The high school I attended employed an armed school resource officer: a trained police officer employed jointly by the city police department and the school. Many other schools across the country employ similar officers who have undergone extensive firearm and safety training, but some western Nebraska school districts don’t have the access to funds to hire an armed school resource officer, and emergency response times in rural areas are much greater than in urban areas. These are some of the concerns that Christensen himself has raised.
Currently, Nebraska law allows on-duty uniformed police officers to carry weapons on school property, but off-duty officers and citizens with conceal-carry permits are not allowed to do so.
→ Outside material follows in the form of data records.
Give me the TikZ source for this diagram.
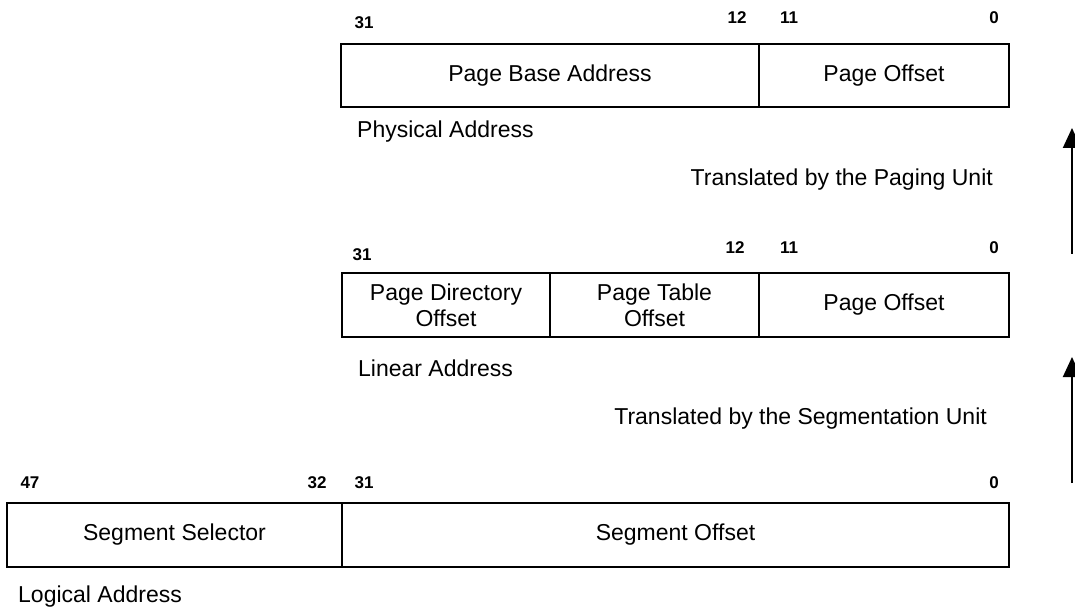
\documentclass[tikz,border=0pt]{standalone}
\usepackage{fontspec}
\setmainfont{Liberation Sans}
\usetikzlibrary{arrows.meta}
\tikzset{
  cell/.style={draw, line width=1.5bp, inner sep=0pt, align=center,
    font=\fontsize{23bp}{26bp}\selectfont},
  bit/.style={inner sep=0pt, font=\fontsize{17bp}{19bp}\selectfont\bfseries},
  caption/.style={inner sep=0pt, font=\fontsize{23bp}{26bp}\selectfont},
  uparrow/.style={line width=2bp, -{Triangle[length=20bp,width=18bp]}}
}
\begin{document}
\begin{tikzpicture}[x=1bp,y=-1bp]
\useasboundingbox (0,0) rectangle (1075,612);
% Physical address
\node[cell, minimum width=418bp, minimum height=63bp] (pba) at (550,75.5) {Page Base Address};
\node[cell, minimum width=250bp, minimum height=63bp] (po1) at (884,75.5) {Page Offset};
\node[bit] (p31) at (364,23) {31};
\node[bit] (p12) at (737,18) {12};
\node[bit] (p11) at (789,18) {11};
\node[bit] (p0) at (994,18) {0};
\node[caption, anchor=west] (phys) at (357,132) {Physical Address};
\node[caption, anchor=east] (tpu) at (993,180) {Translated by the Paging Unit};
% Linear address
\node[cell, minimum width=208bp, minimum height=64bp] (pdo) at (446,305) {Page Directory\\Offset};
\node[cell, minimum width=209bp, minimum height=64bp] (pto) at (654.5,305) {Page Table\\Offset};
\node[cell, minimum width=250bp, minimum height=64bp] (po2) at (884,305) {Page Offset};
\node[bit] (l31) at (362,255) {31};
\node[bit] (l12) at (735,248) {12};
\node[bit] (l11) at (789,248) {11};
\node[bit] (l0) at (994,248) {0};
\node[caption, anchor=west] (lin) at (358,368) {Linear Address};
\node[caption, anchor=east] (tsu) at (987,419) {Translated by the Segmentation Unit};
% Logical address
\node[cell, minimum width=335bp, minimum height=64bp] (ss) at (174.5,535) {Segment Selector};
\node[cell, minimum width=667bp, minimum height=64bp] (so) at (675.5,535) {Segment Offset};
\node[bit] (g47) at (30,483) {47};
\node[bit] (g32) at (317,483) {32};
\node[bit] (g31) at (364,483) {31};
\node[bit] (g0) at (994,483) {0};
\node[caption, anchor=west] (log) at (18,597) {Logical Address};
% arrows
\coordinate (a1s) at (1072,254);
\coordinate (a1e) at (1072,128);
\coordinate (a2s) at (1072,483);
\coordinate (a2e) at (1072,357);
\draw[uparrow] (a1s) -- (a1e);
\draw[uparrow] (a2s) -- (a2e);
\end{tikzpicture}
\end{document}
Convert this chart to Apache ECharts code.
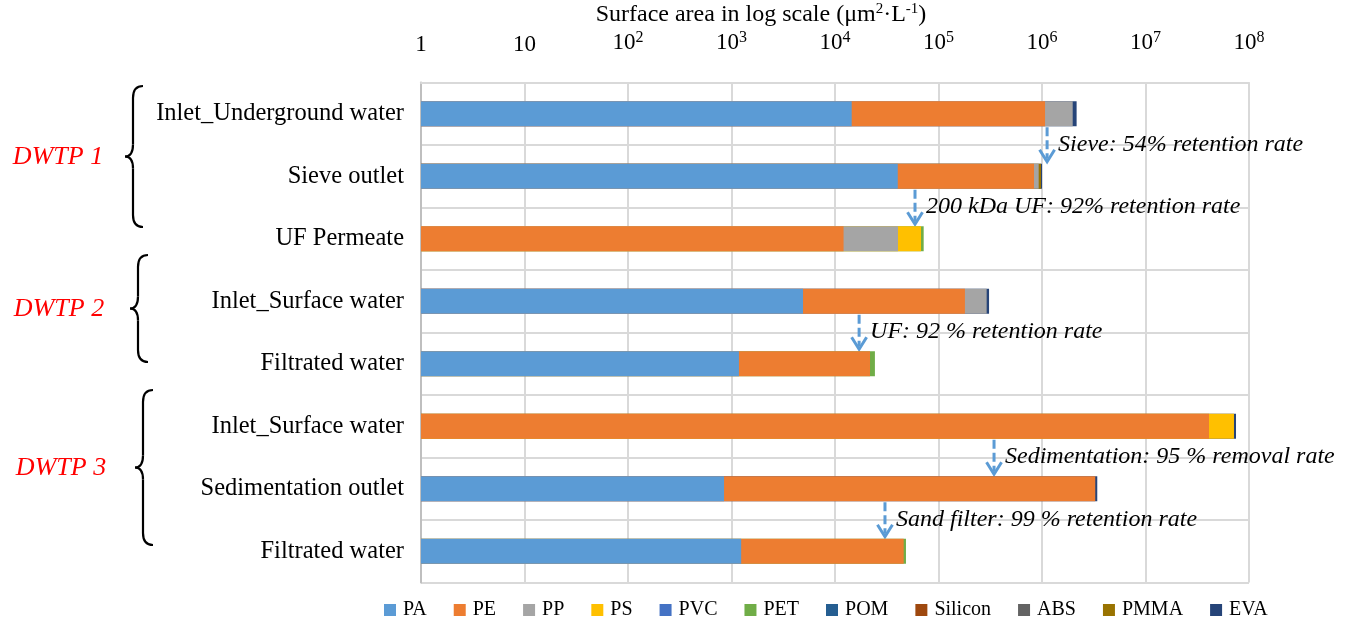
<!DOCTYPE html>
<html>
<head>
<meta charset="utf-8">
<script src="https://cdn.jsdelivr.net/npm/echarts@6/dist/echarts.min.js"></script>
<style>
html,body{margin:0;padding:0;background:#fff;}
#chart{width:1347px;height:622px;}
</style>
</head>
<body>
<div id="chart"></div>
<script>
// ---- data ----
const categories = ['Inlet_Underground water','Sieve outlet','UF Permeate','Inlet_Surface water','Filtrated water','Inlet_Surface water ','Sedimentation outlet','Filtrated water '];
const polymers = ['PA','PE','PP','PS','PVC','PET','POM','Silicon','ABS','PMMA','EVA'];
const colors = ['#5B9BD5','#ED7D31','#A5A5A5','#FFC000','#4472C4','#70AD47','#255E91','#9E480E','#636363','#997300','#264478'];
// segment surface areas (µm²·L⁻¹) per category
const PA      = [14500, 40400, 0, 4910, 1180, 0, 847, 1240];
const PE      = [1055500, 796600, 12100, 175090, 20620, 41100000, 3269153, 44860];
const PP      = [910000, 92000, 28500, 112000, 0, 0, 0, 0];
const PS      = [0, 0, 27200, 0, 0, 30500000, 0, 0];
const PVC     = [0, 0, 0, 0, 0, 0, 0, 0];
const PET     = [0, 0, 4100, 0, 2500, 0, 0, 2400];
const POM     = [0, 0, 0, 0, 0, 0, 0, 0];
const Silicon = [0, 0, 0, 0, 0, 0, 0, 0];
const ABS     = [0, 0, 0, 0, 0, 0, 0, 0];
const PMMA    = [0, 49000, 0, 0, 0, 0, 0, 0];
const EVA     = [180000, 22000, 0, 16000, 0, 3300000, 150000, 0];
const segments = [PA, PE, PP, PS, PVC, PET, POM, Silicon, ABS, PMMA, EVA];
const tickLabels = {1:'1', 10:'10', 100:'10{s|2}', 1000:'10{s|3}', 10000:'10{s|4}', 100000:'10{s|5}', 1000000:'10{s|6}', 10000000:'10{s|7}', 100000000:'10{s|8}'};
const axisTitle = 'Surface area in log scale (μm{s|2}·L{s|-1})';
const groupNames = ['DWTP 1', 'DWTP 2', 'DWTP 3'];
const annotations = [
  {x:1.12e6, after:0, text:'Sieve: 54% retention rate'},
  {x:5.93e4, after:1, text:'200 kDa UF: 92% retention rate'},
  {x:1.71e4, after:3, text:'UF: 92 % retention rate'},
  {x:3.44e5, after:5, text:'Sedimentation: 95 % removal rate'},
  {x:3.04e4, after:6, text:'Sand filter: 99 % retention rate'}
];

const FONT = '"Liberation Serif","Times New Roman",serif';
const chart = echarts.init(document.getElementById('chart'));

// cumulative totals -> overlaid bars (drawn largest first)
const cum = categories.map(()=>0);
const cumSeries = segments.map(seg => seg.map((v,i)=>{ cum[i]+=v; return v>0 ? cum[i] : '-'; }));
const series = [];
for (let k = polymers.length-1; k >= 0; k--) {
  series.push({
    name: polymers[k], type:'bar', barWidth:25, barGap:'-100%',
    itemStyle:{color:colors[k]}, data: cumSeries[k], silent:true
  });
}

chart.setOption({
  animation:false,
  textStyle:{fontFamily:FONT},
  title:{
    text: axisTitle, left:761, top:2, textAlign:'center', padding:0,
    textStyle:{fontFamily:FONT, fontSize:24, fontWeight:'normal', color:'#000',
      rich:{s:{fontFamily:FONT, fontSize:15, padding:[0,0,10,0], color:'#000'}}}
  },
  grid:{left:421, right:98, top:82.5, bottom:39.5, containLabel:false, outerBoundsMode:'none'},
  legend:{
    data: polymers, top:600, left:384, padding:0,
    itemWidth:12, itemHeight:12, itemGap:27, icon:'rect',
    textStyle:{fontFamily:FONT, fontSize:20, color:'#000', padding:[0,0,0,2]}
  },
  xAxis:{
    type:'log', logBase:10, min:1, max:1e8, position:'top',
    axisLine:{show:true, lineStyle:{color:'#D9D9D9', width:2}},
    axisTick:{show:false},
    splitLine:{show:true, lineStyle:{color:'#D9D9D9', width:2}},
    axisLabel:{
      fontFamily:FONT, fontSize:23, color:'#000', margin:26,
      formatter: v => tickLabels[Math.round(v)] || '',
      rich:{s:{fontFamily:FONT, fontSize:16, padding:[0,0,11,0], color:'#000'}}
    }
  },
  yAxis:{
    type:'category', data:categories, inverse:true,
    axisLine:{show:true, lineStyle:{color:'#BFBFBF', width:2}},
    axisTick:{show:false},
    splitLine:{show:true, lineStyle:{color:'#D9D9D9', width:2}},
    axisLabel:{fontFamily:FONT, fontSize:24.5, color:'#000', margin:17, formatter: v => v.trim()}
  },
  series: series
});

// ---- annotations, braces and group labels ----
const graphics = [];
const yc = i => chart.convertToPixel({yAxisIndex:0}, categories[i]);
const halfBar = 12.5;
annotations.forEach(a => {
  const x = chart.convertToPixel({xAxisIndex:0}, a.x);
  const y0 = yc(a.after) + halfBar + 1;
  const y1 = yc(a.after+1) - halfBar - 2;
  graphics.push({type:'line', silent:true, shape:{x1:x, y1:y0, x2:x, y2:y1-3},
    style:{stroke:'#5B9BD5', lineWidth:3, lineDash:[9,4]}});
  graphics.push({type:'polyline', silent:true, shape:{points:[[x-7.5,y1-12],[x,y1],[x+7.5,y1-12]]},
    style:{stroke:'#5B9BD5', lineWidth:3, fill:null}});
  graphics.push({type:'text', silent:true, x:x+11, y:(y0+y1)/2,
    style:{text:a.text, font:'italic 24px '+FONT, fill:'#000', textVerticalAlign:'middle', textAlign:'left'}});
});
// decorative braces (pixel layout)
const braces = [
  {top:86, bot:227, xs:133, lx:58},
  {top:255, bot:362, xs:138, lx:59},
  {top:390, bot:545, xs:143, lx:61}
];
braces.forEach((b, gi) => {
  const mid = (b.top+b.bot)/2, xs = b.xs, xr = xs+10, xl = xs-8, r = 12;
  const st = {stroke:'#000', lineWidth:2.2, fill:null};
  graphics.push({type:'bezierCurve', silent:true, shape:{x1:xr, y1:b.top, cpx1:xs, cpy1:b.top, x2:xs, y2:b.top+r}, style:st});
  graphics.push({type:'line', silent:true, shape:{x1:xs, y1:b.top+r, x2:xs, y2:mid-r}, style:st});
  graphics.push({type:'bezierCurve', silent:true, shape:{x1:xs, y1:mid-r, cpx1:xs, cpy1:mid, x2:xl, y2:mid}, style:st});
  graphics.push({type:'bezierCurve', silent:true, shape:{x1:xl, y1:mid, cpx1:xs, cpy1:mid, x2:xs, y2:mid+r}, style:st});
  graphics.push({type:'line', silent:true, shape:{x1:xs, y1:mid+r, x2:xs, y2:b.bot-r}, style:st});
  graphics.push({type:'bezierCurve', silent:true, shape:{x1:xs, y1:b.bot-r, cpx1:xs, cpy1:b.bot, x2:xr, y2:b.bot}, style:st});
  graphics.push({type:'text', silent:true, x:b.lx, y:mid+1,
    style:{text:groupNames[gi], font:'italic 26px '+FONT, fill:'#FF0000', textAlign:'center', textVerticalAlign:'middle'}});
});
chart.setOption({graphic: graphics});
</script>
</body>
</html>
If LB879 passes and school boards decide to enact it, teachers and staff would be required to undergo 24 hours of training in addition to Nebraska’s current 8 hours required for a concealed-carry permit. Recently, two of Nebraska’s border states, Kansas and South Dakota, have passed laws allowing teachers to carry firearms in school, but officials from these states haven’t noticed a large amount of districts taking advantage of these laws. In Kansas, liability insurance problems have proved obstacles to teachers carrying firearms in school, as reported by the Omaha World-Herald. This is the sort of problem that could come up in Nebraska if LB879 is passed.
The classroom and school are supposed to be safe places to learn. While I think armed school resource officers make schools safer, teachers and other staff armed with handguns won’t. More guns on school campuses will only increase access to the wrong people, and it would only be a matter of time before a teacher failed to secure his or her weapon. Even if a teacher or staff member is allowed to carry a firearm in the classroom, there is a risk of he or she being overpowered and the weapon being used against him or her.
Educators and other politicians also have problems with the bill. Jay Sears of the Nebraska State Education Association said in the bill’s hearing on Feb. 28 that trained officers alone should carry weapons. In the past, Gov. Dave Heineman has raised concerns with the bill as well.
Instead of allowing teachers and staff to carry firearms on campuses and in classrooms across Nebraska (especially in rural areas where response times are greater than in populous areas), lawmakers in the state should focus on law enforcement reform or look at providing funding to schools to hire trained police officers. Many schools now secure their buildings throughout the day with controlled access to entrances and security cameras, allowing staff to monitor guests coming in and out of the school.
If LB879 passes, teachers in public and private schools, colleges and universities (including our own university) will be allowed to carry handguns in the classroom, if the schools’ administrative bodies choose to allow it. While firearms are useful tools for hunting and self-defense, allowing them in school classrooms and on university campuses only presents more opportunities for things to go wrong.